Insomma, i minori non vaccinati vengono di fatto posti in una situazione di svantaggio (quarantena e didattica a distanza) senza che ciò sia giustificato da una finalità legittimamente perseguita con mezzi appropriati e necessari per contenere il contagio.
Il secondo aspetto controverso è la violazione della privacy “atteso che un dato sensibile come lo stato vaccinale di un minore viene indirettamente evinto dalla quarantena a cui il soggetto stesso è sottoposto”. I firmatari della lettera richiamano la Nota del Garante della privacy del 30/9/2021, per la quale, secondo il quadro normativo vigente, agli istituti scolastici non è consentito conoscere lo stato vaccinale degli studenti del primo e secondo ciclo di istruzione.
In ogni caso, è necessario non rendere identificabili gli studenti interessati, anche al fine di prevenire possibili effetti discriminatori verso coloro che non possano o non intendano sottoporsi alla vaccinazione.
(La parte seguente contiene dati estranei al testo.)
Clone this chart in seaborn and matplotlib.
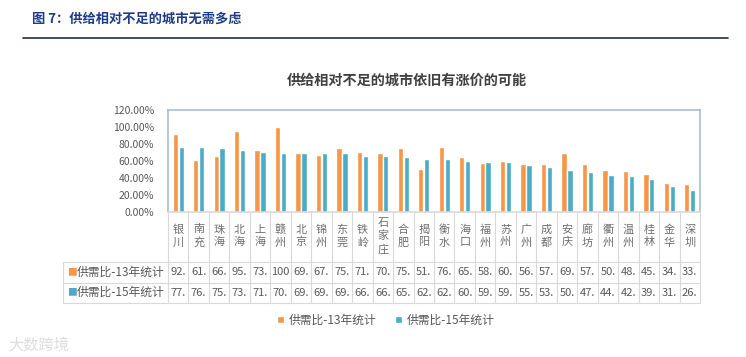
import pandas as pd
import matplotlib
matplotlib.use("Agg")
import matplotlib.pyplot as plt
import matplotlib.transforms as mtransforms
from matplotlib.patches import Patch
from matplotlib.lines import Line2D
import seaborn as sns

# dados
cidades = ['银川', '南充', '珠海', '北海', '上海', '赣州', '北京', '锦州', '东莞', '铁岭',
           '石家庄', '合肥', '揭阳', '衡水', '海口', '福州', '苏州', '广州', '成都', '安庆',
           '廊坊', '衢州', '温州', '桂林', '金华', '深圳']
ratio_13 = [92, 61, 66, 95, 73, 100, 69, 67, 75, 71, 70, 75, 51, 76, 65, 58, 60, 56, 57, 69,
            57, 50, 48, 45, 34, 33]
ratio_15 = [77, 76, 75, 73, 71, 70, 69, 69, 69, 66, 66, 65, 62, 62, 60, 59, 59, 55, 53, 50,
            47, 44, 42, 39, 31, 26]
series = ['供需比-13年统计', '供需比-15年统计']
y_ticks = [0, 0.2, 0.4, 0.6, 0.8, 1.0, 1.2]

df = pd.DataFrame({
    'city': cidades * 2,
    'value': [v / 100 for v in ratio_13 + ratio_15],
    'series': [series[0]] * len(cidades) + [series[1]] * len(cidades),
})

sns.set_style('white')
plt.rcParams['font.family'] = ['Noto Sans CJK SC', 'DejaVu Sans']

W, H = 746, 357
cores = ['#F79646', '#4BACC6']
cinza_txt = '#595959'
cinza_linha = '#D9D9D9'

fig = plt.figure(figsize=(W / 100, H / 100), dpi=100)
ax = fig.add_axes([168 / W, 1 - 212 / H, (700 - 168) / W, (212 - 110) / H])

sns.barplot(data=df, x='city', y='value', hue='series', palette=cores,
            width=0.58, gap=0.1, ax=ax, legend=False, saturation=1)

ax.set_ylim(0, 1.2)
ax.set_xlim(-0.5, len(cidades) - 0.5)
ax.set_yticks(y_ticks)
ax.set_yticklabels([f'{t:.2%}' for t in y_ticks], fontsize=7.5, color=cinza_txt)
ax.tick_params(axis='y', length=0, pad=10)
ax.set_xticks([])
ax.set_xlabel('')
ax.set_ylabel('')
for s in ax.spines.values():
    s.set_color('#A9BFD1')
    s.set_linewidth(1.2)
ax.spines['bottom'].set_color(cinza_linha)

# tabela abaixo do gráfico
tr = mtransforms.blended_transform_factory(ax.transData, fig.transFigure)
n = len(cidades)

def fy(ypix):
    return 1 - ypix / H

def fx(xpix):
    return -0.5 + (xpix - 168) / (700 - 168) * n

for i in range(n + 1):
    ax.add_line(Line2D([i - 0.5, i - 0.5], [fy(212), fy(303)], transform=tr,
                       color=cinza_linha, lw=0.8, clip_on=False))
for yp in [262, 282.5, 303]:
    ax.add_line(Line2D([fx(63), n - 0.5], [fy(yp), fy(yp)], transform=tr,
                       color=cinza_linha, lw=0.8, clip_on=False))
ax.add_line(Line2D([fx(63), fx(63)], [fy(262), fy(303)], transform=tr,
                   color=cinza_linha, lw=0.8, clip_on=False))

for i, c in enumerate(cidades):
    ax.text(i, fy(236), '\n'.join(c), transform=tr, ha='center', va='center',
            fontsize=8, color='#6F6F6F', linespacing=1.3)

def rotulo(v):
    return f'{v}.' if v < 100 else '100'

for row, (vals, yp) in enumerate([(ratio_13, 272), (ratio_15, 292.5)]):
    for i, v in enumerate(vals):
        ax.text(i, fy(yp), rotulo(v), transform=tr, ha='center', va='center',
                fontsize=8, color=cinza_txt)
    fig.text(67 / W, fy(yp), '■', color=cores[row], fontsize=7, ha='left', va='center')
    fig.text(77 / W, fy(yp), series[row], color=cinza_txt, fontsize=8.5, ha='left', va='center')

# legenda
handles = [Patch(facecolor=cores[k], label=series[k]) for k in range(2)]
fig.legend(handles=handles, loc='center', bbox_to_anchor=(386 / W, fy(320)), ncol=2,
           frameon=False, fontsize=8.5, handlelength=0.6, handleheight=0.6,
           handletextpad=0.4, columnspacing=1.6, labelcolor=cinza_txt)

# títulos
fig.text(407 / W, fy(81), '供给相对不足的城市依旧有涨价的可能', ha='center', va='center',
         fontsize=10.2, fontweight='bold', color='#404040')
fig.text(32 / W, fy(19), '图 7：供给相对不足的城市无需多虑', ha='left', va='center',
         fontsize=9.5, fontweight='bold', color='#1F3C88')
fig.add_artist(Line2D([23 / W, 728 / W], [fy(38), fy(38)], color='#1F2D4D', lw=1.2))

# marca d'água
fig.text(8 / W, fy(345), '大数跨境', ha='left', va='center', fontsize=11, color='#DDDDDD')

fig.savefig('out.png', dpi=100)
Il principio pedagogico dell’inclusione non si concilia con la lesione del diritto alla privacy e con tutte le conseguenze che deriverebbero dal veder diffuso un dato sensibile come la vaccinazione. “Gli unici titolati a conoscere lo stato vaccinale degli alunni sono pertanto solo ed esclusivamente i genitori (o i tutori) del minore e le autorità sanitarie competenti”.
Cautela sulle vaccinazioni in ambito pediatrico
La Rete Nazionale “Scuola in Presenza” ribadisce infine che le vaccinazioni in ambito pediatrico devono essere trattate con cautela. “L’approccio alla vaccinazione pediatrica anticovid, che è differente dalle vaccinazioni obbligatorie, deve rispettare il principio della libertà di scelta, sia nei confronti delle famiglie che intendono vaccinare i propri figli, sia nei confronti delle famiglie che, per motivi religiosi, etici o sanitari, decidono di non procedere alla vaccinazione dei propri figli minori, sui quali esse esercitano il diritto della potestà genitoriale”.